Provided by Marcela Valladolid
Time 1h15m
Yield 6 servings
Number Of Ingredients 13
Steps:
- Soak the chiles in boiling water until softened, about 10 minutes. Drain and puree with the marjoram, oregano, garlic, one-quarter of the chopped onion and the pineapple juice in a blender until smooth. Add 1 1/2 teaspoons salt and 1/4 teaspoon pepper. Blend to combine.
- Combine the pork and the marinade with a fork in a large bowl. Cover with plastic wrap and refrigerate for 30 minutes.
- Preheat the broiler. Divide the pork mixture into 6 equal portions. Shape each portion into a 3/4-inch-thick patty.

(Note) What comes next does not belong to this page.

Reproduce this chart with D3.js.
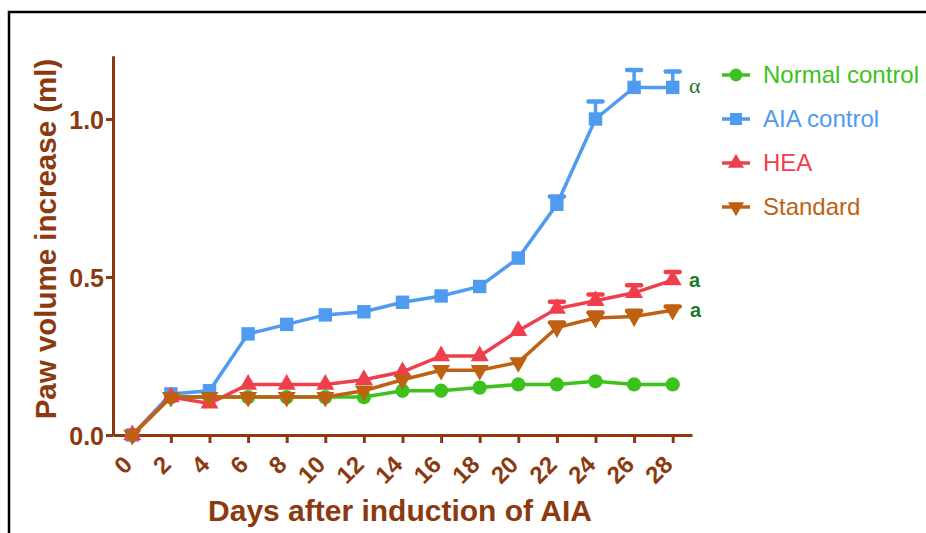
<!DOCTYPE html>
<html>
<head>
<meta charset="utf-8">
<script src="https://cdn.jsdelivr.net/npm/d3@7"></script>
<style>
  body { margin: 0; background: #fff; }
  svg { display: block; font-family: "Liberation Sans", Arial, sans-serif; }
</style>
</head>
<body>
<div id="chart"></div>
<script>
  // data (ml), one value per day
  var days = [0, 2, 4, 6, 8, 10, 12, 14, 16, 18, 20, 22, 24, 26, 28];
  var normalControl = [0, 0.12, 0.12, 0.12, 0.12, 0.12, 0.12, 0.14, 0.14, 0.15, 0.16, 0.16, 0.17, 0.16, 0.16];
  var aiaControl    = [0, 0.13, 0.14, 0.32, 0.35, 0.38, 0.39, 0.42, 0.44, 0.47, 0.56, 0.73, 1.00, 1.10, 1.10];
  var aiaErr        = [0, 0, 0, 0, 0, 0, 0, 0, 0, 0, 0, 0.025, 0.055, 0.055, 0.05];
  var hea           = [0, 0.12, 0.10, 0.16, 0.16, 0.16, 0.175, 0.20, 0.25, 0.25, 0.33, 0.40, 0.425, 0.45, 0.49];
  var heaErr        = [0, 0, 0, 0, 0, 0, 0, 0, 0, 0, 0, 0.022, 0.02, 0.024, 0.026];
  var standard      = [0, 0.12, 0.12, 0.12, 0.12, 0.12, 0.14, 0.175, 0.205, 0.205, 0.23, 0.34, 0.37, 0.375, 0.395];
  var stdErr        = [0, 0, 0, 0, 0, 0, 0, 0, 0, 0, 0, 0.016, 0.018, 0.018, 0.012];
  var yTicks = [0, 0.5, 1.0];
  var seriesNames = ["Normal control", "AIA control", "HEA", "Standard"];

  var axisColor = "#8b3a10";
  var W = 926, H = 533;

  var svg = d3.select("#chart").append("svg")
      .attr("width", W).attr("height", H);

  // frame of the original picture
  svg.append("path")
      .attr("d", "M9,533 V12 H926")
      .attr("fill", "none").attr("stroke", "#000").attr("stroke-width", 2.5);

  var x = d3.scaleLinear().domain([-1, 29]).range([113, 692]);
  var y = d3.scaleLinear().domain([0, 1.2]).range([435, 55.8]);

  // x axis
  var xAxis = svg.append("g")
      .attr("transform", "translate(0," + y(0) + ")")
      .call(d3.axisBottom(x).tickValues(days).tickSize(8).tickSizeOuter(0));
  // rotated labels, end of text just under the tick
  xAxis.selectAll("text")
      .attr("x", 0).attr("y", 0).attr("dy", null)
      .attr("transform", "translate(-5,25) rotate(-45)")
      .style("text-anchor", "end")
      .attr("dominant-baseline", "central");

  // y axis
  var yAxis = svg.append("g")
      .attr("transform", "translate(" + x(-1) + ",0)")
      .call(d3.axisLeft(y).tickValues(yTicks).tickFormat(d3.format(".1f")).tickSize(7).tickSizeOuter(0));
  yAxis.selectAll("text").attr("x", -9).attr("dy", "0.36em");

  svg.selectAll(".domain, .tick line")
      .attr("stroke", axisColor).attr("stroke-width", 3);
  svg.selectAll(".tick text")
      .attr("fill", axisColor)
      .style("font-size", "25px").style("font-weight", "bold");
  xAxis.selectAll("text").style("font-size", "24px");

  // axis titles
  svg.append("text")
      .attr("x", 400).attr("y", 521)
      .attr("text-anchor", "middle")
      .attr("fill", axisColor)
      .style("font-size", "30px").style("font-weight", "bold")
      .text("Days after induction of AIA");
  svg.append("text")
      .attr("transform", "translate(56,239) rotate(-90)")
      .attr("text-anchor", "middle")
      .attr("fill", axisColor)
      .style("font-size", "29.5px").style("font-weight", "bold")
      .text("Paw volume increase (ml)");

  var series = [
    {name: seriesNames[0], values: normalControl, err: null, color: "#3cc21c", shape: d3.symbolCircle, size: 160, rot: 0},
    {name: seriesNames[1], values: aiaControl, err: aiaErr, color: "#4f9bef", shape: d3.symbolSquare, size: 180, rot: 0},
    {name: seriesNames[2], values: hea, err: heaErr, color: "#ef3f4c", shape: d3.symbolTriangle, size: 140, rot: 0},
    {name: seriesNames[3], values: standard, err: stdErr, color: "#bf6112", shape: d3.symbolTriangle, size: 140, rot: 180}
  ];

  var line = d3.line()
      .x(function(d) { return x(d.day); })
      .y(function(d) { return y(d.v); });

  series.forEach(function(s) {
    var pts = days.map(function(d, i) { return {day: d, v: s.values[i], e: s.err ? s.err[i] : 0}; });
    var g = svg.append("g");

    // error bars (upper only)
    var eb = pts.filter(function(p) { return p.e > 0; });
    g.selectAll("line.err").data(eb).enter().append("line")
        .attr("x1", function(p) { return x(p.day); })
        .attr("x2", function(p) { return x(p.day); })
        .attr("y1", function(p) { return y(p.v); })
        .attr("y2", function(p) { return y(p.v + p.e); })
        .attr("stroke", s.color).attr("stroke-width", 3.5);
    g.selectAll("line.cap").data(eb).enter().append("line")
        .attr("x1", function(p) { return x(p.day) - 7; })
        .attr("x2", function(p) { return x(p.day) + 7; })
        .attr("y1", function(p) { return y(p.v + p.e); })
        .attr("y2", function(p) { return y(p.v + p.e); })
        .attr("stroke", s.color).attr("stroke-width", 4.5).attr("stroke-linecap", "round");

    g.append("path").datum(pts)
        .attr("d", line)
        .attr("fill", "none").attr("stroke", s.color).attr("stroke-width", 3.5);

    g.selectAll("path.pt").data(pts).enter().append("path")
        .attr("d", d3.symbol().type(s.shape).size(s.size))
        .attr("transform", function(p) { return "translate(" + x(p.day) + "," + y(p.v) + ") rotate(" + s.rot + ")"; })
        .attr("fill", s.color);
  });

  // legend
  var legend = svg.append("g");
  series.forEach(function(s, i) {
    var ly = 75 + i * 44;
    legend.append("line")
        .attr("x1", 722).attr("x2", 750).attr("y1", ly).attr("y2", ly)
        .attr("stroke", s.color).attr("stroke-width", 3.5);
    legend.append("path")
        .attr("d", d3.symbol().type(s.shape).size(s.size * 0.8))
        .attr("transform", "translate(736," + ly + ") rotate(" + s.rot + ")")
        .attr("fill", s.color);
    legend.append("text")
        .attr("x", 763).attr("y", ly)
        .attr("dy", "0.35em")
        .attr("fill", s.color)
        .style("font-size", "24px")
        .text(s.name);
  });

  // significance marks
  var markColor = "#1b7a2e";
  svg.append("text")
      .attr("x", 689).attr("y", y(aiaControl[14]) + 6)
      .attr("fill", markColor)
      .style("font-family", "'Liberation Serif', serif")
      .style("font-size", "22px")
      .text("α");
  svg.append("text")
      .attr("x", 689).attr("y", y(hea[14]) + 7)
      .attr("fill", markColor)
      .style("font-size", "20px").style("font-weight", "bold")
      .text("a");
  svg.append("text")
      .attr("x", 690).attr("y", y(standard[14]) + 7)
      .attr("fill", markColor)
      .style("font-size", "20px").style("font-weight", "bold")
      .text("a");
</script>
</body>
</html>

Lightly oil a rimmed baking sheet; place the patties on the baking sheet and broil until slightly charred and cooked through, about 9 minutes per side. Transfer the burgers to a plate and cover with foil to keep warm. Let rest about 8 minutes.
- Meanwhile, lightly oil another rimmed baking sheet, add the pineapple and broil until slightly charred, about 2 minutes per side.
- Spread about 1 teaspoon mayonnaise on the cut sides of each bun and broil them until the mayonnaise has melted, about 2 minutes. Place the burgers on the bottom halves of the buns. Top with the pineapple, cilantro, the remaining chopped onion and the bun tops.